> Data shown:
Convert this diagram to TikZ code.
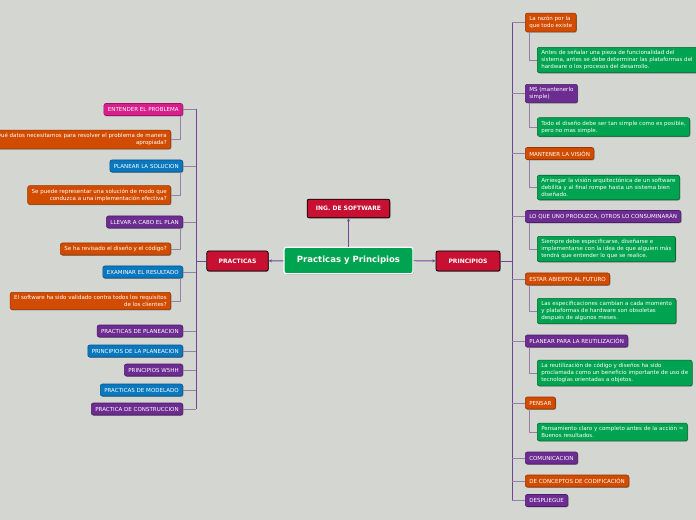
\documentclass[tikz,border=0pt]{standalone}
\usepackage{fontspec}
\setmainfont{DejaVu Sans}
\usetikzlibrary{arrows.meta,shadows}
\definecolor{bgc}{RGB}{212,214,210}
\definecolor{grn}{RGB}{0,164,80}
\definecolor{grndk}{RGB}{0,105,50}
\definecolor{crm}{RGB}{200,16,50}
\definecolor{orn}{RGB}{210,76,0}
\definecolor{orndk}{RGB}{150,55,0}
\definecolor{prp}{RGB}{108,44,145}
\definecolor{prpdk}{RGB}{75,30,105}
\definecolor{blu}{RGB}{10,120,190}
\definecolor{bludk}{RGB}{5,85,140}
\definecolor{pnk}{RGB}{215,30,140}
\definecolor{pnkdk}{RGB}{160,20,100}
\definecolor{trk}{RGB}{112,72,145}
\definecolor{twg}{RGB}{150,128,170}
\tikzset{box/.style = {rounded corners=1.5pt, text=white, line width=0.4pt,
                       font=\fontsize{4.15}{5.2}\selectfont, inner xsep=3pt, inner ysep=2.3pt,
                       minimum height=9pt,
                       drop shadow={shadow xshift=0.5pt, shadow yshift=-0.6pt, fill=black, opacity=0.35}},
         orbox/.style = {box, fill=orn, draw=orndk},
         prbox/.style = {box, fill=prp, draw=prpdk},
         blbox/.style = {box, fill=blu, draw=bludk},
         pkbox/.style = {box, fill=pnk, draw=pnkdk},
         gnbox/.style = {box, fill=grn, draw=grndk},
         crbox/.style = {box, fill=crm, draw=black, line width=0.6pt,
                         font=\fontsize{4.5}{5.5}\selectfont\bfseries},
         trunk/.style = {draw=trk, line width=0.7pt},
         twig/.style = {draw=twg, line width=0.5pt}}

\begin{document}
\begin{tikzpicture}[x=0.75pt,y=-0.75pt]
    \fill[bgc](0,0)rectangle(696,520);
    \useasboundingbox(0,0)rectangle(696,520);

    % center and main branches
    \node[box, fill=grn, draw=white, line width=0.9pt, rounded corners=2pt,
          font=\fontsize{6.4}{7.5}\selectfont\bfseries,
          minimum width=96.75pt, minimum height=20pt](ctr)at(348.5,260.5){Practicas y Principios};
    \node[crbox, minimum width=62pt, minimum height=14pt](ing)at(348.5,208.5){ING. DE SOFTWARE};
    \node[crbox, minimum width=46pt, minimum height=15pt](prac)at(237.5,261){PRACTICAS};
    \node[crbox, minimum width=48pt, minimum height=15pt](prin)at(468,261){PRINCIPIOS};

    \draw[trunk,-{Stealth[length=2.5pt,width=2.2pt]}](ctr)--(ing);
    \draw[trunk,-{Stealth[length=2.5pt,width=2.2pt]}](ctr)--(prac);
    \draw[trunk,-{Stealth[length=2.5pt,width=2.2pt]}](ctr)--(prin);

    % practicas side
    \coordinate(lt)at(196,0);
    \node[pkbox, anchor=east](p1)at(183,109.5){ENTENDER EL PROBLEMA};
    \node[blbox, anchor=east](p2)at(183,166){PLANEAR LA SOLUCION};
    \node[prbox, anchor=east](p3)at(183,222){LLEVAR A CABO EL PLAN};
    \node[blbox, anchor=east](p4)at(183,272){EXAMINAR EL RESULTADO};
    \node[prbox, anchor=east](p5)at(183,331){PRACTICAS DE PLANEACION};
    \node[blbox, anchor=east](p6)at(183,351){PRINCIPIOS DE LA PLANEACION};
    \node[prbox, anchor=east](p7)at(183,370){PRINCIPIOS W5HH};
    \node[blbox, anchor=east](p8)at(183,390){PRACTICAS DE MODELADO};
    \node[prbox, anchor=east](p9)at(183,409){PRACTICA DE CONSTRUCCION};

    \node[orbox, anchor=east, align=right](q1)at(171,139.5){Qué datos necesitamos para resolver el problema de manera\\apropiada?};
    \node[orbox, anchor=east, align=right](q2)at(171,195){Se puede representar una solución de modo que\\conduzca a una implementación efectiva?};
    \node[orbox, anchor=east, align=right](q3)at(171,249){Se ha revisado el diseño y el código?};
    \node[orbox, anchor=east, align=right](q4)at(171,301){El software ha sido validado contra todos los requisitos\\de los clientes?};

    \draw[trunk](prac.west)--(prac.west-|lt);
    \draw[trunk](p1.east-|lt)--(p9.east-|lt);
    \draw[twig](p1.east)--(p1.east-|lt);
    \draw[twig](p2.east)--(p2.east-|lt);
    \draw[twig](p3.east)--(p3.east-|lt);
    \draw[twig](p4.east)--(p4.east-|lt);
    \draw[twig](p5.east)--(p5.east-|lt);
    \draw[twig](p6.east)--(p6.east-|lt);
    \draw[twig](p7.east)--(p7.east-|lt);
    \draw[twig](p8.east)--(p8.east-|lt);
    \draw[twig](p9.east)--(p9.east-|lt);
    \draw[twig]([xshift=-2.25pt]p1.south east)|-(q1.east);
    \draw[twig]([xshift=-2.25pt]p2.south east)|-(q2.east);
    \draw[twig]([xshift=-2.25pt]p3.south east)|-(q3.east);
    \draw[twig]([xshift=-2.25pt]p4.south east)|-(q4.east);

    % principios side
    \coordinate(rt)at(512,0);
    \node[orbox, anchor=west, align=left](r1)at(525,22.5){La razón por la\\que todo existe};
    \node[prbox, anchor=west, align=left](r2)at(525,93.5){MS (mantenerlo\\simple)};
    \node[orbox, anchor=west](r3)at(525,153.5){MANTENER LA VISIÓN};
    \node[prbox, anchor=west](r4)at(525,216.5){LO QUE UNO PRODUZCA, OTROS LO CONSUMINARÁN};
    \node[orbox, anchor=west](r5)at(525,279){ESTAR ABIERTO AL FUTURO};
    \node[prbox, anchor=west](r6)at(525,341){PLANEAR PARA LA REUTILIZACIÓN};
    \node[orbox, anchor=west](r7)at(525,403){PENSAR};
    \node[prbox, anchor=west](r8)at(525,458){COMUNICACION};
    \node[orbox, anchor=west](r9)at(525,481){DE CONCEPTOS DE CODIFICACIÓN};
    \node[prbox, anchor=west](r10)at(525,500.5){DESPLIEGUE};

    \node[gnbox, anchor=west, align=left](s1)at(537,60){Antes de señalar una pieza de funcionalidad del\\sistema, antes se debe determinar las plataformas del\\hardware o los procesos del desarrollo.};
    \node[gnbox, anchor=west, align=left](s2)at(537,127){Todo el diseño debe ser tan simple como es posible,\\pero no mas simple.};
    \node[gnbox, anchor=west, align=left](s3)at(537,187.5){Arriesgar la visión arquitectónica de un software\\debilita y al final rompe hasta un sistema bien\\diseñado.};
    \node[gnbox, anchor=west, align=left](s4)at(537,249){Siempre debe especificarse, diseñarse e\\implementarse con la idea de que alguien más\\tendrá que entender lo que se realice.};
    \node[gnbox, anchor=west, align=left](s5)at(537,311){Las especificaciones cambian a cada momento\\y plataformas de hardware son obsoletas\\después de algunos meses.};
    \node[gnbox, anchor=west, align=left](s6)at(537,373){La reutilización de código y diseños ha sido\\proclamada como un beneficio importante de uso de\\tecnologías orientadas a objetos.};
    \node[gnbox, anchor=west, align=left](s7)at(537,432){Pensamiento claro y completo antes de la acción =\\Buenos resultados.};

    \draw[trunk](prin.east)--(prin.east-|rt);
    \draw[trunk](r1.west-|rt)--(r10.west-|rt);
    \draw[twig](r1.west)--(r1.west-|rt);
    \draw[twig](r2.west)--(r2.west-|rt);
    \draw[twig](r3.west)--(r3.west-|rt);
    \draw[twig](r4.west)--(r4.west-|rt);
    \draw[twig](r5.west)--(r5.west-|rt);
    \draw[twig](r6.west)--(r6.west-|rt);
    \draw[twig](r7.west)--(r7.west-|rt);
    \draw[twig](r8.west)--(r8.west-|rt);
    \draw[twig](r9.west)--(r9.west-|rt);
    \draw[twig](r10.west)--(r10.west-|rt);
    \draw[twig]([xshift=3pt]r1.south west)|-(s1.west);
    \draw[twig]([xshift=3pt]r2.south west)|-(s2.west);
    \draw[twig]([xshift=3pt]r3.south west)|-(s3.west);
    \draw[twig]([xshift=3pt]r4.south west)|-(s4.west);
    \draw[twig]([xshift=3pt]r5.south west)|-(s5.west);
    \draw[twig]([xshift=3pt]r6.south west)|-(s6.west);
    \draw[twig]([xshift=3pt]r7.south west)|-(s7.west);
\end{tikzpicture}
\end{document}
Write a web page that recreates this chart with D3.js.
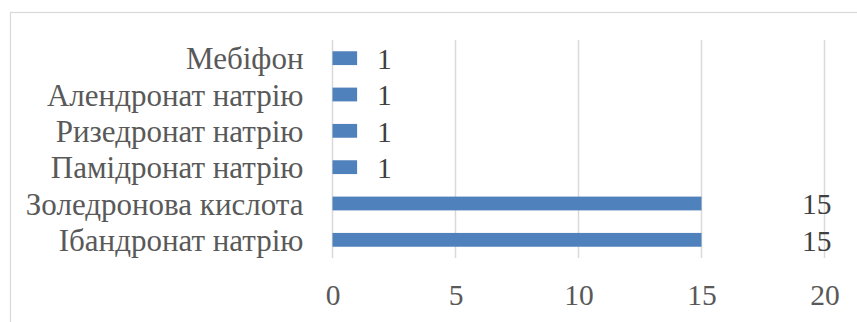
<!DOCTYPE html>
<html>
<head>
<meta charset="utf-8">
<script src="https://cdn.jsdelivr.net/npm/d3@7"></script>
<style>
  html, body { margin: 0; padding: 0; background: #fff; }
  svg { display: block; }
</style>
</head>
<body>
<svg id="chart" width="857" height="322"></svg>
<script>
// Drugs listed top to bottom, with the number of cases for each
const categories = [
  "Мебіфон",
  "Алендронат натрію",
  "Ризедронат натрію",
  "Памідронат натрію",
  "Золедронова кислота",
  "Ібандронат натрію"
];
const values = [1, 1, 1, 1, 15, 15];
const xTicks = [0, 5, 10, 15, 20];

const FONT = '"Liberation Serif", "Times New Roman", serif';

const svg = d3.select("#chart").style("font-family", FONT);
const W = 857, H = 322;
const margin = { top: 40, right: 32.5, bottom: 64, left: 332.5 };
const innerW = W - margin.left - margin.right;
const innerH = H - margin.top - margin.bottom;

// chart area frame
svg.append("rect")
  .attr("x", 10.5).attr("y", 12.5)
  .attr("width", 860).attr("height", 330)
  .attr("fill", "none")
  .attr("stroke", "#d9d9d9")
  .attr("stroke-width", 1.2);

const g = svg.append("g").attr("transform", `translate(${margin.left},${margin.top})`);

const x = d3.scaleLinear().domain([0, 20]).range([0, innerW]);
const y = d3.scaleBand().domain(categories).range([0, innerH]).paddingInner(0.62).paddingOuter(0.31);

// vertical gridlines
g.append("g")
  .selectAll("line")
  .data(xTicks)
  .join("line")
  .attr("x1", d => x(d)).attr("x2", d => x(d))
  .attr("y1", 0).attr("y2", innerH)
  .attr("stroke", "#d9d9d9")
  .attr("stroke-width", 1.5);

// x axis tick labels
const xAxis = g.append("g")
  .attr("transform", `translate(0,${innerH})`)
  .call(d3.axisBottom(x).tickValues(xTicks).tickSize(0).tickPadding(26).tickFormat(d3.format("d")));
xAxis.attr("font-family", null).attr("font-size", null);
xAxis.select(".domain").remove();
xAxis.selectAll("text")
  .style("font-family", FONT)
  .style("font-size", "29.5px")
  .attr("fill", "#595959");

// category labels
const yAxis = g.append("g")
  .call(d3.axisLeft(y).tickSize(0).tickPadding(29));
yAxis.attr("font-family", null).attr("font-size", null);
yAxis.select(".domain").remove();
yAxis.selectAll("text")
  .style("font-family", FONT)
  .style("font-size", "31px")
  .attr("dy", "0.36em")
  .attr("fill", "#595959");

// bars
g.append("g")
  .selectAll("rect")
  .data(values)
  .join("rect")
  .attr("x", x(0))
  .attr("y", (d, i) => y(categories[i]))
  .attr("width", d => x(d) - x(0))
  .attr("height", y.bandwidth())
  .attr("fill", "#4f81bd");

// value labels: short bars get the label beside the bar, long bars at the right edge
g.append("g")
  .selectAll("text")
  .data(values)
  .join("text")
  .attr("x", d => d >= 10 ? innerW + 7 : x(d) + 20)
  .attr("text-anchor", d => d >= 10 ? "end" : "start")
  .attr("y", (d, i) => y(categories[i]) + y.bandwidth() / 2)
  .attr("dy", "0.37em")
  .style("font-family", FONT)
  .style("font-size", "29.5px")
  .attr("fill", "#404040")
  .text(d => d);
</script>
</body>
</html>
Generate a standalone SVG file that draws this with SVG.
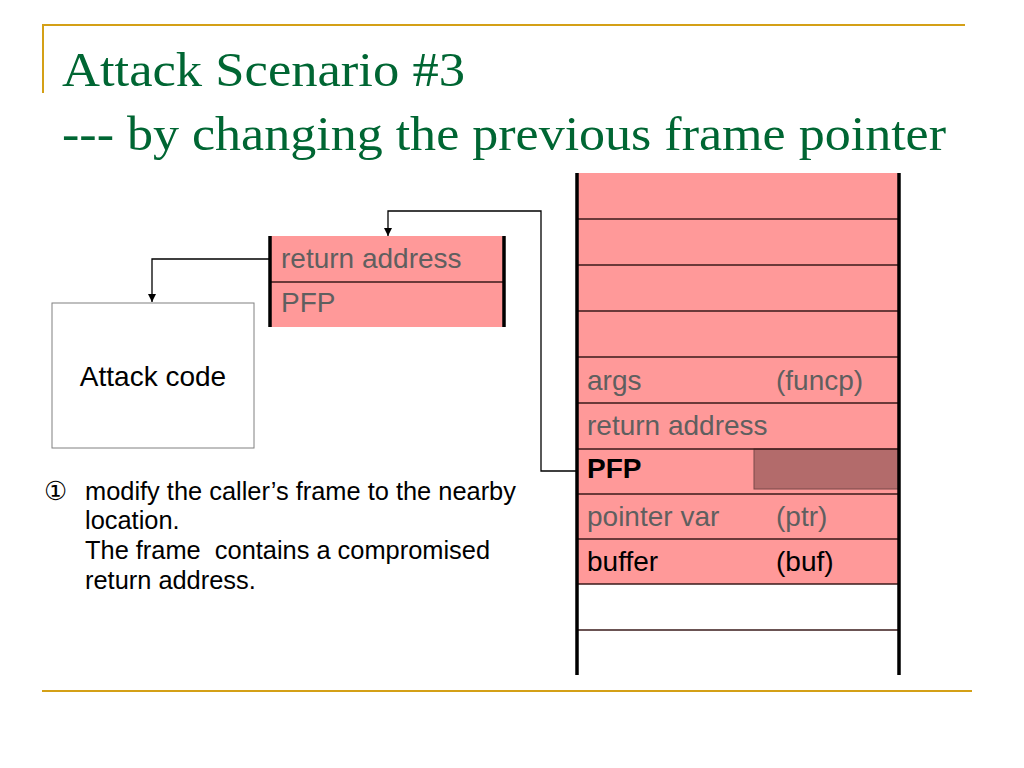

> Exercise instructions: Looking at the material above, count the lines containing the string "that" and reply with the count alone.

> Answer for the task: 2